* **Given request**
All of the data should be output character for character, except the pictures.
####################
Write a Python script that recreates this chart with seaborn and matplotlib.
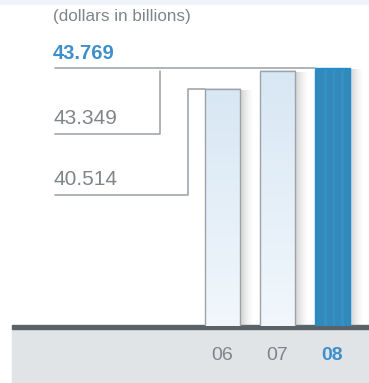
import numpy as np
import pandas as pd
import matplotlib
matplotlib.use("Agg")
import matplotlib.pyplot as plt
import seaborn as sns
from matplotlib.patches import Rectangle

# ---- data ----
years = ["06", "07", "08"]
values = [40.514, 43.349, 43.769]
value_labels = ["40.514", "43.349", "43.769"]
unit_label = "(dollars in billions)"

# ---- style ----
sns.set_style("white")
plt.rcParams["font.family"] = ["Liberation Sans", "DejaVu Sans"]

W, H = 369, 383
GRAY_TXT = "#808589"
BLUE_TXT = "#3f8fca"
BAR_BLUE = "#1b8fd1"
EDGE = "#9ea3a8"
LEAD = "#a2a7ab"

fig = plt.figure(figsize=(W / 100, H / 100), dpi=100)
fig.patch.set_facecolor("white")

# background pieces (figure coords)
fig.patches.append(Rectangle((12 / W, 0), (W - 12) / W, (H - 328) / H,
                             transform=fig.transFigure, color="#e1e4e7", zorder=-2))
fig.patches.append(Rectangle((12 / W, (H - 329) / H), (W - 12) / W, 4 / H,
                             transform=fig.transFigure, color="#5b6168", zorder=-1))
fig.patches.append(Rectangle((0, (H - 4) / H), 1, 4 / H,
                             transform=fig.transFigure, color="#eef4fa", zorder=-2))

base_px = 326
scale = 6.35          # px per unit
ymin = 3.19
ymax = ymin + base_px / scale
x0_px, step_px = 222.5, 55.0

ax = fig.add_axes([0, (H - base_px) / H, 1, base_px / H])
ax.patch.set_alpha(0)

df = pd.DataFrame({"year": years, "value": values})
sns.barplot(data=df, x="year", y="value", hue="year", order=years, hue_order=years,
            palette=["#e3eef8", "#e3eef8", BAR_BLUE], width=0.64, legend=False,
            ax=ax, edgecolor=EDGE, linewidth=1.0, zorder=3)

grad = matplotlib.colors.LinearSegmentedColormap
cm_light = grad.from_list("lb", ["#f1f7fc", "#d8e7f4"])
for i, p in enumerate(ax.patches[:3]):
    x = p.get_x()
    w = p.get_width()
    v = values[i]
    # shadow on right side
    sh = np.zeros((1, 40, 4))
    sh[..., :3] = 0.55
    sh[0, :, 3] = np.linspace(0.55, 0.0, 40) ** 1.5
    ax.imshow(sh, extent=[x + w, x + w + 0.24, ymin, v - 0.25], aspect="auto",
              interpolation="bilinear", zorder=2)
    if i < 2:
        g = np.linspace(0, 1, 100).reshape(-1, 1)
        ax.imshow(g, extent=[x, x + w, ymin, v], aspect="auto", cmap=cm_light,
                  origin="lower", interpolation="bilinear", zorder=2.5)
        p.set_facecolor("none")
    else:
        p.set_edgecolor(BAR_BLUE)
        for off in (0.25, 0.5, 0.75):
            ax.add_patch(Rectangle((x + w * off, ymin), w * 0.08, v - ymin - 0.3,
                                   color="#3aa0dc", alpha=0.35, lw=0, zorder=3.5))

# leader lines
def px2x(px):
    return (px - x0_px) / step_px

def py2y(py):
    return ymin + (base_px - py) / scale

left = px2x(55)
bl = [p.get_x() for p in ax.patches[:3]]
ax.plot([left, bl[2]], [values[2], values[2]], color=LEAD, lw=1.2, zorder=4)
y07 = py2y(134)
ax.plot([left, px2x(160), px2x(160)], [y07, y07, values[1]], color=LEAD, lw=1.2, zorder=4)
y06 = py2y(195)
ax.plot([left, px2x(188), px2x(188), bl[0]], [y06, y06, values[0], values[0]],
        color=LEAD, lw=1.2, zorder=4)

ax.text(px2x(53), values[2] + 0.8, value_labels[2], color=BLUE_TXT, fontsize=14.5,
        fontweight="bold", ha="left", va="bottom")
ax.text(px2x(53), y07 + 0.9, value_labels[1], color=GRAY_TXT, fontsize=15,
        ha="left", va="bottom")
ax.text(px2x(53), y06 + 0.9, value_labels[0], color=GRAY_TXT, fontsize=15,
        ha="left", va="bottom")
ax.text(px2x(53), py2y(17), unit_label, color=GRAY_TXT, fontsize=12.3,
        ha="left", va="center")

ax.set_xlim(px2x(0), px2x(W))
ax.set_ylim(ymin, ymax)
ax.set_xlabel("")
ax.set_ylabel("")
ax.set_yticks([])
for s in ax.spines.values():
    s.set_visible(False)
ax.set_xticks(range(3))
ax.set_xticklabels(years)
ax.tick_params(axis="x", length=0, pad=15, labelsize=14, labelcolor=GRAY_TXT)
lbls = ax.get_xticklabels()
lbls[2].set_color(BLUE_TXT)
lbls[2].set_fontweight("bold")

fig.savefig("out.png", dpi=100)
####################
* **Answer to the task**
Write a Python script that recreates this chart with seaborn and matplotlib.
import numpy as np
import pandas as pd
import matplotlib
matplotlib.use("Agg")
import matplotlib.pyplot as plt
import seaborn as sns
from matplotlib.patches import Rectangle

# ---- data ----
years = ["06", "07", "08"]
values = [40.514, 43.349, 43.769]
value_labels = ["40.514", "43.349", "43.769"]
unit_label = "(dollars in billions)"

# ---- style ----
sns.set_style("white")
plt.rcParams["font.family"] = ["Liberation Sans", "DejaVu Sans"]

W, H = 369, 383
GRAY_TXT = "#808589"
BLUE_TXT = "#3f8fca"
BAR_BLUE = "#1b8fd1"
EDGE = "#9ea3a8"
LEAD = "#a2a7ab"

fig = plt.figure(figsize=(W / 100, H / 100), dpi=100)
fig.patch.set_facecolor("white")

# background pieces (figure coords)
fig.patches.append(Rectangle((12 / W, 0), (W - 12) / W, (H - 328) / H,
                             transform=fig.transFigure, color="#e1e4e7", zorder=-2))
fig.patches.append(Rectangle((12 / W, (H - 329) / H), (W - 12) / W, 4 / H,
                             transform=fig.transFigure, color="#5b6168", zorder=-1))
fig.patches.append(Rectangle((0, (H - 4) / H), 1, 4 / H,
                             transform=fig.transFigure, color="#eef4fa", zorder=-2))

base_px = 326
scale = 6.35          # px per unit
ymin = 3.19
ymax = ymin + base_px / scale
x0_px, step_px = 222.5, 55.0

ax = fig.add_axes([0, (H - base_px) / H, 1, base_px / H])
ax.patch.set_alpha(0)

df = pd.DataFrame({"year": years, "value": values})
sns.barplot(data=df, x="year", y="value", hue="year", order=years, hue_order=years,
            palette=["#e3eef8", "#e3eef8", BAR_BLUE], width=0.64, legend=False,
            ax=ax, edgecolor=EDGE, linewidth=1.0, zorder=3)

grad = matplotlib.colors.LinearSegmentedColormap
cm_light = grad.from_list("lb", ["#f1f7fc", "#d8e7f4"])
for i, p in enumerate(ax.patches[:3]):
    x = p.get_x()
    w = p.get_width()
    v = values[i]
    # shadow on right side
    sh = np.zeros((1, 40, 4))
    sh[..., :3] = 0.55
    sh[0, :, 3] = np.linspace(0.55, 0.0, 40) ** 1.5
    ax.imshow(sh, extent=[x + w, x + w + 0.24, ymin, v - 0.25], aspect="auto",
              interpolation="bilinear", zorder=2)
    if i < 2:
        g = np.linspace(0, 1, 100).reshape(-1, 1)
        ax.imshow(g, extent=[x, x + w, ymin, v], aspect="auto", cmap=cm_light,
                  origin="lower", interpolation="bilinear", zorder=2.5)
        p.set_facecolor("none")
    else:
        p.set_edgecolor(BAR_BLUE)
        for off in (0.25, 0.5, 0.75):
            ax.add_patch(Rectangle((x + w * off, ymin), w * 0.08, v - ymin - 0.3,
                                   color="#3aa0dc", alpha=0.35, lw=0, zorder=3.5))

# leader lines
def px2x(px):
    return (px - x0_px) / step_px

def py2y(py):
    return ymin + (base_px - py) / scale

left = px2x(55)
bl = [p.get_x() for p in ax.patches[:3]]
ax.plot([left, bl[2]], [values[2], values[2]], color=LEAD, lw=1.2, zorder=4)
y07 = py2y(134)
ax.plot([left, px2x(160), px2x(160)], [y07, y07, values[1]], color=LEAD, lw=1.2, zorder=4)
y06 = py2y(195)
ax.plot([left, px2x(188), px2x(188), bl[0]], [y06, y06, values[0], values[0]],
        color=LEAD, lw=1.2, zorder=4)

ax.text(px2x(53), values[2] + 0.8, value_labels[2], color=BLUE_TXT, fontsize=14.5,
        fontweight="bold", ha="left", va="bottom")
ax.text(px2x(53), y07 + 0.9, value_labels[1], color=GRAY_TXT, fontsize=15,
        ha="left", va="bottom")
ax.text(px2x(53), y06 + 0.9, value_labels[0], color=GRAY_TXT, fontsize=15,
        ha="left", va="bottom")
ax.text(px2x(53), py2y(17), unit_label, color=GRAY_TXT, fontsize=12.3,
        ha="left", va="center")

ax.set_xlim(px2x(0), px2x(W))
ax.set_ylim(ymin, ymax)
ax.set_xlabel("")
ax.set_ylabel("")
ax.set_yticks([])
for s in ax.spines.values():
    s.set_visible(False)
ax.set_xticks(range(3))
ax.set_xticklabels(years)
ax.tick_params(axis="x", length=0, pad=15, labelsize=14, labelcolor=GRAY_TXT)
lbls = ax.get_xticklabels()
lbls[2].set_color(BLUE_TXT)
lbls[2].set_fontweight("bold")

fig.savefig("out.png", dpi=100)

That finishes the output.